For UCLA softball assistant coach Kirk Walker, some battles have been bigger than those his team faces at the ballpark.
UCLA is celebrating Ally Week, and Walker, who is openly gay, has been part of the effort put forth by UCLA Athletics and UCLA Recreation to help educate students regarding homophobia and bullying in sports and recreation.
But Walker has not always been as outspoken as he is now. It was not until 2006, when he was the coach at Oregon State, that he publicly disclosed his sexuality.
Walker and his partner were entering the process of adopting a child, and since his sexuality was about to become public, he wanted to be the one to tell his players.
“I don’t remember exactly what my words were because I was very, very nervous. … Immediately (players’) hands went up and all the questions were about the adoption. It was a relatively easy process, very relieving,” Walker said.
Walker’s announcement to his team made him the only publicly out NCAA Division I coach. It is a label he has both struggled with and embraced, fearing people would focus on his sexuality rather than his work.

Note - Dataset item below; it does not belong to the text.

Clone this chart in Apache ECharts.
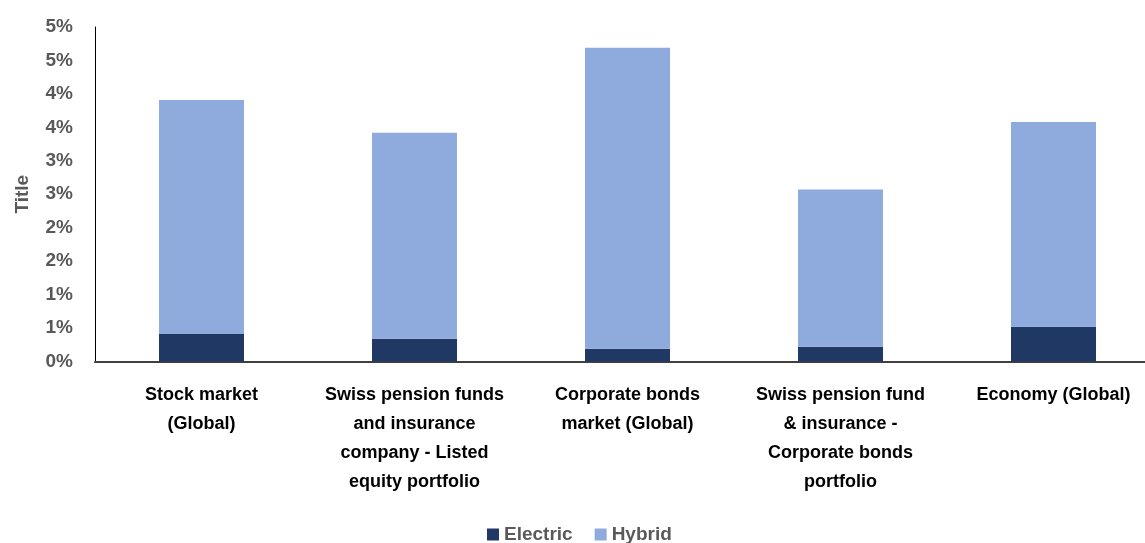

It was not until he received messages of support that he became an activist for LGBT rights.
“I was kind of a reluctant activist in the beginning, the first years I really fought it, I wanted to be known for my ability on the field, my ability as a coach,” Walker said. “I became less reluctant when I realized the impact that it was having.”
Since then, Walker, who graduated from UCLA in 1988 and served as assistant coach until 1994, has returned to UCLA this season to be an assistant under coach Kelly Inouye-Perez.
The team felt his impact immediately – and count Inouye-Perez, who has known Walker since her playing days in high school, among those who are glad to have him back.
“He is very savvy in getting people to understand that everyone should be treated equally and that everyone should be given a fair opportunity,” Inouye-Perez said. “So that in itself is who he is, he truly represents that.”
This past Monday, Walker, in conjunction with UCLA Athletics and UCLA Recreation, held an event for Athlete Ally, an organization which educates athletes, coaches and fans on issues regarding sexual orientation and sports.
“It was just a huge, monumental event for UCLA Athletics in general,” said senior outfielder Devon Lindvall. “Being able to come together as a community and really address the fact that straight, gay or wherever you come from, there is a safe environment.”
Despite the progress Walker has made with events like these, he said there is still work to be done regarding sexuality and sports, and he has called on college athletic departments to take a proactive stance in addressing concerns of lesbian and gay athletes.
He believes UCLA offers the perfect environment to continue progress that has already been made.
“From the days of Arthur Ashe and Jackie Robinson and breaking down color barriers to the women’s sports involvement in Title IX in the ’70s, UCLA was a leader in the fight for equality,” Walker said. “I think this is another opportunity for UCLA to continue to be a leader in the fight for equality and social change.”